Il est possible de regretter l’absence dans cet ouvrage d’une mention de la nouvelle forme d’ennemi incarnée par les cyber attaques. Aucun chapitre n’est consacré non plus à l’illustration concrète de la manière dont la propagande est diffusée au sein de la société. L’étude par exemple de l’emploi d’un vocabulaire particulièrement dénigrant dont les exemples ne manquent pas, la diffusion d’idées souvent erronées sur les ambitions supposées du rival ou encore la détection des réels enjeux de certains conflits. Il aurait été possible de mentionner l’importance considérable des intérêts économiques dans le choix de l’ennemi. Cela est notamment visible avec la politique des États-Unis vis-à-vis de l’Iran, contrairement à l’attitude adoptée face à l’Arabie saoudite.
L’auteur a le mérite de proposer une réflexion englobant en tant que conséquence logique la possibilité de déconstruction de ce même ennemi, qui n’est autre finalement qu’un « objet politique » (p. 25). Cette idée représente l’apport principal de cet ouvrage : il est aujourd’hui réalisable pour un État de prospérer sans ennemi(s). La Suisse en constitue l’exemple le plus pertinent. Indépendamment de la sensibilisation autour des procédés existants historiquement à l’image de l’amnistie, de la réconciliation ou de procès internationaux pour ne citer qu’eux, il est pertinent de promouvoir l’instauration et la promotion de la reconnaissance officielle de la fin du conflit. Cela permet la fin de l’hostilité réciproque existante parmi les belligérants et que cette dernière soit définitivement dissoute et ne risque pas de ressurgir malgré l’instauration d’un cessez-le-feu. Il est important que le conflit soit reconnu en tant que tel et que son jugement permette l’instauration d’une existence pacifique durable entre les États. L’évocation à ce sujet du fonctionnement des tribunaux internationaux, temporaires ou permanents, paraît pertinente. Enfin, il s’agit de mettre en avant qu’il n’est pas évident de vivre sans ennemi mais que cela est néanmoins possible et surtout souhaitable.

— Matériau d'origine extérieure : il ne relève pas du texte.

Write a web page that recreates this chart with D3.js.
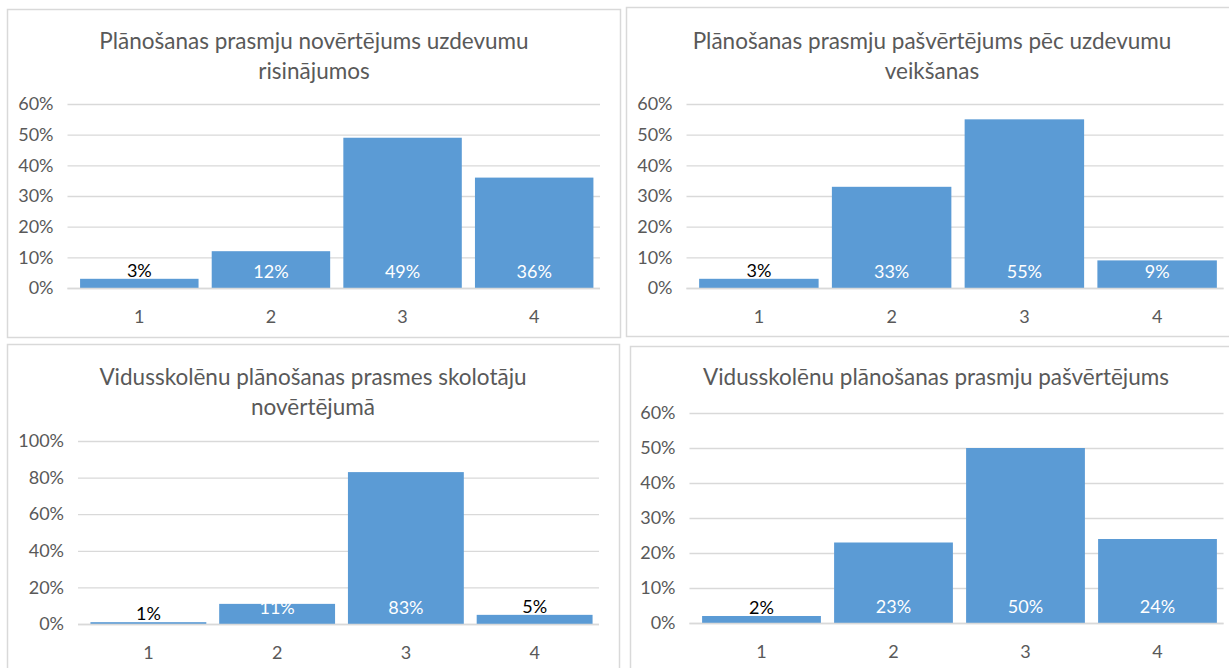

Il paraît légitime de mettre en perspective la pensée de Pierre Conesa avec l’instauration dans le droit commun français de l’État d’urgence le 3 octobre 2017. Il s’agit d’une décision gouvernementale de reconnaître juridiquement une menace étatique aux termes officiels plus qu’explicites. L’opération Sentinelle a provoqué un sentiment de peur constante normalisé et les campagnes de sensibilisation et de prévention diffusées peuvent être perçues comme une forme de volonté d’adhésion de l’opinion publique à l’engagement de la France dans des guerres controversées telles que celle en Syrie contre l’État islamique.